My Truth & Charity article on cohabitation has garnered nearly 10,000 views and 550 likes on Facebook. As is expected, when an article gets a lot of circulation the critics will eventually come out. One commenter, Monica, dismisses my article because she says new research shows cohabitation does not play as large a role in divorce. Other factors come into play.

I think Monica missed the whole point of the article. As I explained in my response:
I stand by the facts presented in this article. Nowhere did I state that cohabitation is the only factor contributing to the increased divorce rate. And the point of this article is not that cohabitation contributes to divorce. Rather, the issue is what do Catholics believe about cohabitation and marriage and do Catholic weddings reflect this belief. Catholics who faithfully wait until after the wedding to live together should be supported and encouraged by celebrating their wedding with the full Nuptial Mass. It is an injustice to these Catholics to make no distinction between their faithful preparation and those who flagrantly flout Church teaching by cohabitating before marriage. It also sends a mixed message about Church teaching on marriage and undermines the dignity of marriage to equate cohabitating couples with those who wait until after the wedding to live as a married couple.
Every time we "normalize" an aberrant practice we undermine the institution of marriage. Cohabitation is not in line with Catholic teaching. Divorce is not in line with Catholic teaching. Contraception is not in line with Catholic teaching. We are facing the threat of the redefinition of marriage to include same-sex couples precisely because we did not hold the line on these previous threats. It is time to get serious about defending marriage from all assaults, not just the latest.

What do you think about making a distinction between couples who wait to live together until after they are married and those who cohabitate before marriage?
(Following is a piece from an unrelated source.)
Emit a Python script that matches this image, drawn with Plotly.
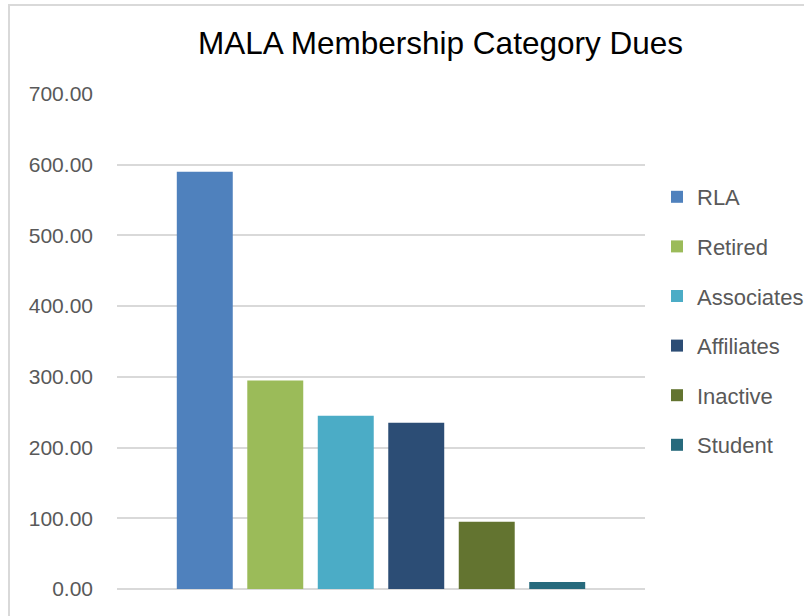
import plotly.graph_objects as go

categories = ["RLA", "Retired", "Associates", "Affiliates", "Inactive", "Student"]
dues = [590, 295, 245, 235, 95, 10]
colors = ["#4F81BD", "#9BBB59", "#4BACC6", "#2C4D75", "#637430", "#276A7C"]
y_ticks = [0, 100, 200, 300, 400, 500, 600, 700]

W, H = 804, 616
ML, MR, MT, MB = 117, 159, 94, 27
PW, PH = W - ML - MR, H - MT - MB

def px_x(px):
    return (px - ML) / PW

def px_y(py):
    return (H - MB - py) / PH

fig = go.Figure()
for name, val, col in zip(categories, dues, colors):
    fig.add_trace(go.Bar(
        x=["Dues"], y=[val], name=name, marker_color=col,
        marker_line_width=0, legendgroup=name,
    ))

fig.update_layout(
    width=W, height=H,
    margin=dict(l=ML, r=MR, t=MT, b=MB, pad=0, autoexpand=False),
    paper_bgcolor="white", plot_bgcolor="white",
    barmode="group", bargap=0.199, bargroupgap=0.206,
    title=dict(text="MALA Membership Category Dues", x=440.5 / W, xanchor="center",
               y=1 - 43 / H, yanchor="middle",
               font=dict(family="Liberation Sans, Arial, sans-serif", size=31.5, color="#000000")),
    font=dict(family="Liberation Sans, Arial, sans-serif", color="#595959"),
    legend=dict(xref="container", yref="container", x=657 / W, y=1 - 176 / H,
                xanchor="left", yanchor="top",
                font=dict(size=22, color="#595959"), tracegroupgap=18,
                bgcolor="rgba(0,0,0,0)", itemclick=False),
    showlegend=True,
)
fig.update_xaxes(showticklabels=False, showgrid=False, zeroline=False, showline=False, ticks="")
fig.update_yaxes(range=[0, 700], tickvals=y_ticks, tickformat=".2f", automargin=False,
                 showgrid=True, gridcolor="#d9d9d9", gridwidth=1.5,
                 zeroline=True, zerolinecolor="#d9d9d9", zerolinewidth=1.5,
                 showline=False, ticks="", ticklabelstandoff=23,
                 tickfont=dict(size=21, color="#595959"))

fig.add_shape(type="rect", xref="paper", yref="paper",
              x0=px_x(9), x1=px_x(830), y0=px_y(640), y1=px_y(5),
              line=dict(color="#d9d9d9", width=2), fillcolor="rgba(0,0,0,0)", layer="below")

fig.write_html("out.html", config={"displayModeBar": False},
               post_script="document.body.style.margin='0';document.body.style.overflow='hidden';")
UPDATE A new comment at the Truth & Charity forum bears repeating:

Augustine:  Having been there done that in regards to cohabitation, I can honestly say that I would never advise a couple to go this route. It is truly a selfish existence shrouded in the appearance of being a couple. There is lack of genuine intimacy as no soulful commitment has been made. I commend your parish priest. May more priests man up and defend the sacrament. May more men man up and treat their future spouse and mother of their children with the dignity and respect they deserve. May more women grow a spine and tell men to take a hike when they try to pressure them into such relationships.

Comments

RAnn said…
Unfortunately, there is no really good answer to this question. You say the priest limits the choices of those who cohabitate. Does he limit the choices of those who fornicate but maintain separate residences? If so, does one episode disqualify you from the big wedding, or does it have to be habitual? What about other sins? If neither party has been attending mass regularly and they aren't cohabitating, can they have the big wedding (I realize this question may be more hypothetical than actual)? I understand your priest's point, I don't disagree with it, but on the other hand, I wonder if he is keeping any couples from fornication or if he is just getting them mad at the church (or at least him).
Denise Hunnell said…
I think you have to look at this policy from two perspectives. First, how does it affect individual couples. Hopefully, it will give them pause and some will reconsider their decision to cohabitate. Secondly, you have to look at it as a teaching tool for the community. It tells the community that marriage is so important and cohabitation is such a serious affront to marriage that our pastor makes a distinction in the wedding of those who do and those who don't cohabitate. Now there is no question that those who do not cohabitate are guilty of other sins. We are all sinners. But it is the public nature of cohabitation that causes scandal. It is similar to the scenario with Communion. Many folks are probably receiving Communion who are not properly disposed to do so. The priest and others do their best to educate the congregation on what it means to be properly disposed and then for the most part, let God sort it out. However, those who are publicly not in communion with the Church due to public statements of dissent or irregular marital situations (divorced and remarried without an annulment) are not allowed to receive Communion. It is the public scandal (using this term as the Church uses it) that necessitates the different treatments.